I feel the article was unbalanced, since I didn't hear any of the numerous positives that the fire department does, which are many ["Burning Money," WW, Sept. 26, 2012].

I've always seen the fire department as an insurance policy. Sure, it's wasteful, unnecessary and all that—until you need it! Kind of like the military.

I am willing to pay taxes to highly trained, professional folks who will arrive when I most need them. I do, however, see a need for more scrutiny.


Thank you so much for this article. A few months ago, I heard a similar story on NPR about the duplication between firefighters and ambulances in Boston. And then [last] week, I actually witnessed the same thing here in Portland. Responding to a minor medical emergency [was] a big red fire truck, an ambulance and a police car. Could the waste of resources in a time when money is scarce be any more obvious?

—"Big Al"

After years in the fire service serving as a battalion chief, I know a little about the needs at the emergency scene. The emergency scene is all about staffing. For a medical emergency, it is important to have people and equipment necessary to complete the task rapidly. There may be extrication from a vehicle or bathroom. Special tools are usually required for such rescues. The typical SUV has no room to carry such equipment. 

—"James Hill"

The public unions are all overpaid—especially when retirement benefits and health care are taken into account—compared to similar workers in the private sector. This issue is causing major budget problems in state and local governments all across the country. On the right we have the rich not paying their share of taxes; on the left we have the unions extorting unreasonable pay. They are equally bad. Firemen have gotten a free pass because they are all-American and wholesome and occasionally save some lives, but they deserve some scrutiny too.
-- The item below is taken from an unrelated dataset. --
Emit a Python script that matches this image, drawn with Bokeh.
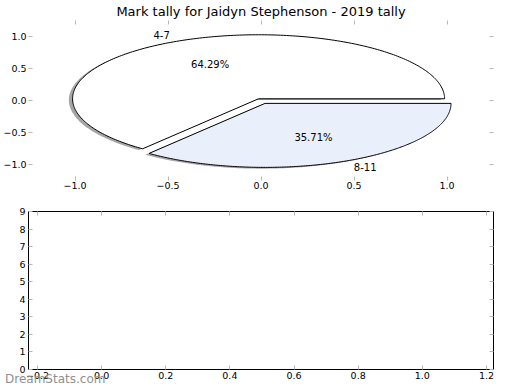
import numpy as np
from bokeh.plotting import figure
from bokeh.layouts import column
from bokeh.models import (Range1d, LinearAxis, FixedTicker, Label, Div,
                          CustomJSTickFormatter)
from bokeh.embed import file_html
from bokeh.resources import INLINE

# ---------------- data ----------------
title_text = "Mark tally for Jaidyn Stephenson - 2019 tally"
slice_labels = ["4-7", "8-11"]
slice_counts = [9, 5]
slice_colors = ["#ffffff", "#eaf0fb"]
slice_explode = [0.03, 0.05]

pie_xticks = [-1.0, -0.5, 0.0, 0.5, 1.0]
pie_yticks = [-1.0, -0.5, 0.0, 0.5, 1.0]
bottom_xticks = [-0.2, 0.0, 0.2, 0.4, 0.6, 0.8, 1.0, 1.2]
bottom_yticks = [0, 1, 2, 3, 4, 5, 6, 7, 8, 9]
watermark_text = "DreamStats.com"

FONT = "DejaVu Sans"
TICK_GRAY = "#b8b8b8"

fmt1 = CustomJSTickFormatter(code="return tick.toFixed(1).replace('-', '\u2212');")
fmt0 = CustomJSTickFormatter(code="return tick.toFixed(0);")
blank = CustomJSTickFormatter(code="return '';")


def add_axes(p, xticks, yticks, xfmt, yfmt, xstand, ystand):
    for ax in p.xaxis:
        ax.ticker = FixedTicker(ticks=xticks)
        ax.formatter = xfmt
        ax.major_label_standoff = xstand
    for ax in p.yaxis:
        ax.ticker = FixedTicker(ticks=yticks)
        ax.formatter = yfmt
        ax.major_label_standoff = ystand
    top = LinearAxis(ticker=FixedTicker(ticks=xticks), formatter=blank,
                     major_label_standoff=0)
    right = LinearAxis(ticker=FixedTicker(ticks=yticks), formatter=blank,
                       major_label_standoff=0)
    p.add_layout(top, "above")
    p.add_layout(right, "right")
    for ax in [*p.xaxis, *p.yaxis]:
        ax.axis_line_color = None
        ax.major_tick_in = 4
        ax.major_tick_out = 0
        ax.major_tick_line_color = TICK_GRAY
        ax.major_tick_line_width = 1
        ax.minor_tick_line_color = None
        ax.major_label_text_font = FONT
        ax.major_label_text_font_size = "9.5px"
        ax.major_label_text_color = "black"
    p.grid.visible = False


# ---------------- top: pie ----------------
p1 = figure(width=520, height=197, output_backend="svg", toolbar_location=None,
            x_range=Range1d(-1.25, 1.25), y_range=Range1d(-1.25, 1.25),
            min_border_left=24, min_border_right=27, min_border_top=18,
            min_border_bottom=17, title=title_text)
p1.title.text_font = FONT
p1.title.text_font_size = "13px"
p1.title.text_font_style = "normal"
p1.title.text_color = "black"
p1.title.align = "center"
p1.title.standoff = 3
p1.outline_line_color = None
add_axes(p1, pie_xticks, pie_yticks, fmt1, fmt1, 1, 2)

total = float(sum(slice_counts))
theta = 0.0
for lab, cnt, col, ex in zip(slice_labels, slice_counts, slice_colors, slice_explode):
    frac = cnt / total
    t1, t2 = theta, theta + frac * 2 * np.pi
    theta = t2
    mid = 0.5 * (t1 + t2)
    cx, cy = ex * np.cos(mid), ex * np.sin(mid)
    angs = np.linspace(t1, t2, 240)
    xs = np.concatenate([[cx], cx + np.cos(angs), [cx]])
    ys = np.concatenate([[cy], cy + np.sin(angs), [cy]])
    # shadow
    p1.patch(xs - 0.02, ys - 0.02, fill_color="#4d4d4d", fill_alpha=0.5, line_color=None)
    p1.patch(xs, ys, fill_color=col, line_color="black", line_width=1)
    lx, ly = cx + 1.1 * np.cos(mid), cy + 1.1 * np.sin(mid)
    p1.add_layout(Label(x=lx, y=ly, text=lab, text_font=FONT, text_font_size="10px",
                        text_align="left" if lx > 0 else "right", text_baseline="middle",
                        text_color="black"))
    px, py = cx + 0.6 * np.cos(mid), cy + 0.6 * np.sin(mid)
    p1.add_layout(Label(x=px, y=py, text=f"{100 * frac:.2f}%", text_font=FONT,
                        text_font_size="10px", text_align="center",
                        text_baseline="middle", text_color="black"))

# ---------------- bottom: empty axes ----------------
p2 = figure(width=520, height=193, output_backend="svg", toolbar_location=None,
            x_range=Range1d(-0.228, 1.222), y_range=Range1d(0, 9),
            min_border_left=25, min_border_right=27, min_border_top=14,
            min_border_bottom=21)
p2.outline_line_color = "black"
p2.outline_line_width = 1
add_axes(p2, bottom_xticks, bottom_yticks, fmt1, fmt0, 2, 3)
p2.scatter(x=[], y=[])

wm = Div(text=watermark_text, width=110, height=16,
         styles={"position": "absolute", "left": "0px", "top": "367px",
                 "color": "#8f8f8f", "font-family": "DejaVu Sans",
                 "font-size": "12px", "line-height": "14px", "z-index": "10"})

layout = column(p1, p2, wm, spacing=0,
                styles={"position": "absolute", "left": "0px", "top": "0px"})

open("out.html", "w").write(file_html(layout, INLINE))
I am a supporter of the Columbia River Crossing concept in general. However, I don't support the light rail's inclusion in the project ["Throw Voters From the Train," WW, Sept. 26, 2012]. The reason is the I-5 corridor between the Columbia River and Portland has little to do with the people who could possibly ride the light rail. The real issue is the interstate traffic crossing the current bridge daily. The light rail would do nothing to relieve this congestion. I also believe the people of Clark County are far less likely to consider using alternative transportation methods.

—"Jeff Cole"


In our story last week about the wasteful practices at Portland Fire & Rescue ("Burning Money"), the last name of Multnomah County Chair Jeff Cogen was misspelled. WW regrets the error.